### Given instruction
Could the lines from the start of the data through the line with "import seaborn as sns" be set down exactly, with no pictures among them?

### Data
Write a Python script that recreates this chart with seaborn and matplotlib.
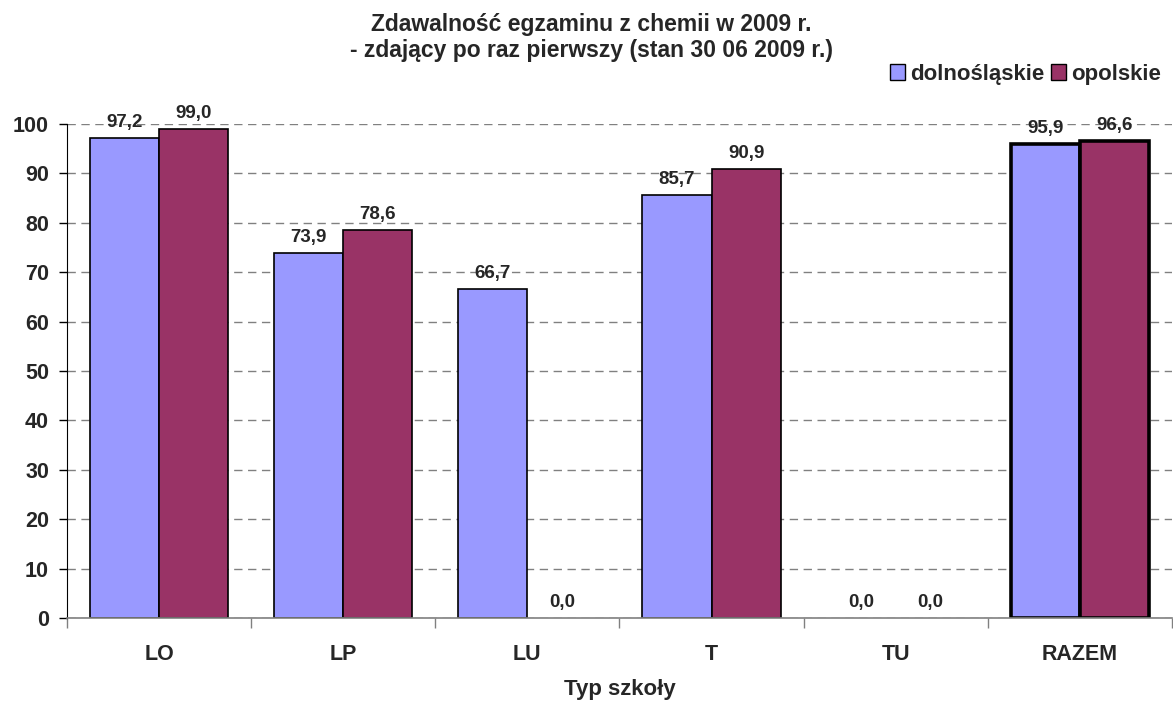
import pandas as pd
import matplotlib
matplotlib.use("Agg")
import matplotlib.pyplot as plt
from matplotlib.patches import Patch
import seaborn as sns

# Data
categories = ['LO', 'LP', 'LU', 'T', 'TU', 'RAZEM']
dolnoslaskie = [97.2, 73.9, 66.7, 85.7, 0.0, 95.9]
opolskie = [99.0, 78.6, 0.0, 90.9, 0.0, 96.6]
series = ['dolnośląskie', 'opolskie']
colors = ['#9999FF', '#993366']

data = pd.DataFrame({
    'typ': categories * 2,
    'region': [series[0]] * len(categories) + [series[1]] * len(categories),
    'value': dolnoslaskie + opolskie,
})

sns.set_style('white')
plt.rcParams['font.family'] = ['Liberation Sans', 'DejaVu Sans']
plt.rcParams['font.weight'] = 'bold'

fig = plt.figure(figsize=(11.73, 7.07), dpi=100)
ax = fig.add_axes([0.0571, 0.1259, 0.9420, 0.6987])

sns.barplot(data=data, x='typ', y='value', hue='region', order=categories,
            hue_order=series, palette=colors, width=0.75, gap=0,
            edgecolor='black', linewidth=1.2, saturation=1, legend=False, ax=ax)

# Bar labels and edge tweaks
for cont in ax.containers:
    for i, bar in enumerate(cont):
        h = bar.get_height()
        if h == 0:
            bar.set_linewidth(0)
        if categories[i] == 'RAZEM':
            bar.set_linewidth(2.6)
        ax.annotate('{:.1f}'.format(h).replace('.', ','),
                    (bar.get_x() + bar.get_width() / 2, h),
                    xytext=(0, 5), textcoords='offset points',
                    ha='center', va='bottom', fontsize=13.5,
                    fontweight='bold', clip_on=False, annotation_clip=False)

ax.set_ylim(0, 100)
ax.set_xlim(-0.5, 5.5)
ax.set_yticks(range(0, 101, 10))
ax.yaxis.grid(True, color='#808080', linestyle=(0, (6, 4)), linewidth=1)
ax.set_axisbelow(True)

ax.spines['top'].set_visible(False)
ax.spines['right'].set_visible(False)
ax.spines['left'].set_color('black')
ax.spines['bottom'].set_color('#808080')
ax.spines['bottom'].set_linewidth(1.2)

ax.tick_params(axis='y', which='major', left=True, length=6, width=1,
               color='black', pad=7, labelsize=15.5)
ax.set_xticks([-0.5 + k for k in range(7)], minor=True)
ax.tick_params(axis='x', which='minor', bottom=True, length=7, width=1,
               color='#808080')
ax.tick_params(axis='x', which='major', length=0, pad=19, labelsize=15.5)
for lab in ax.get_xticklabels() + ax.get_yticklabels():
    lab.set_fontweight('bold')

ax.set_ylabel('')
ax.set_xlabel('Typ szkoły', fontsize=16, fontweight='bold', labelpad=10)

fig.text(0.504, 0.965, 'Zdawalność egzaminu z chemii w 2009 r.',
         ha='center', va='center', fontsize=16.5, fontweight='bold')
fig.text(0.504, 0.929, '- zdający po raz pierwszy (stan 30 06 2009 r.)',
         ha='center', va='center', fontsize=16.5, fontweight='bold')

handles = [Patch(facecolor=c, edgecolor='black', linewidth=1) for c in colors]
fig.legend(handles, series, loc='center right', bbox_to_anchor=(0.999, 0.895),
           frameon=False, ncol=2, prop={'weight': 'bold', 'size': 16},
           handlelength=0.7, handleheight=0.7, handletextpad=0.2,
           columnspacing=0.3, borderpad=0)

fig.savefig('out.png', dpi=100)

### Response to this exercise
Write a Python script that recreates this chart with seaborn and matplotlib.
import pandas as pd
import matplotlib
matplotlib.use("Agg")
import matplotlib.pyplot as plt
from matplotlib.patches import Patch
import seaborn as sns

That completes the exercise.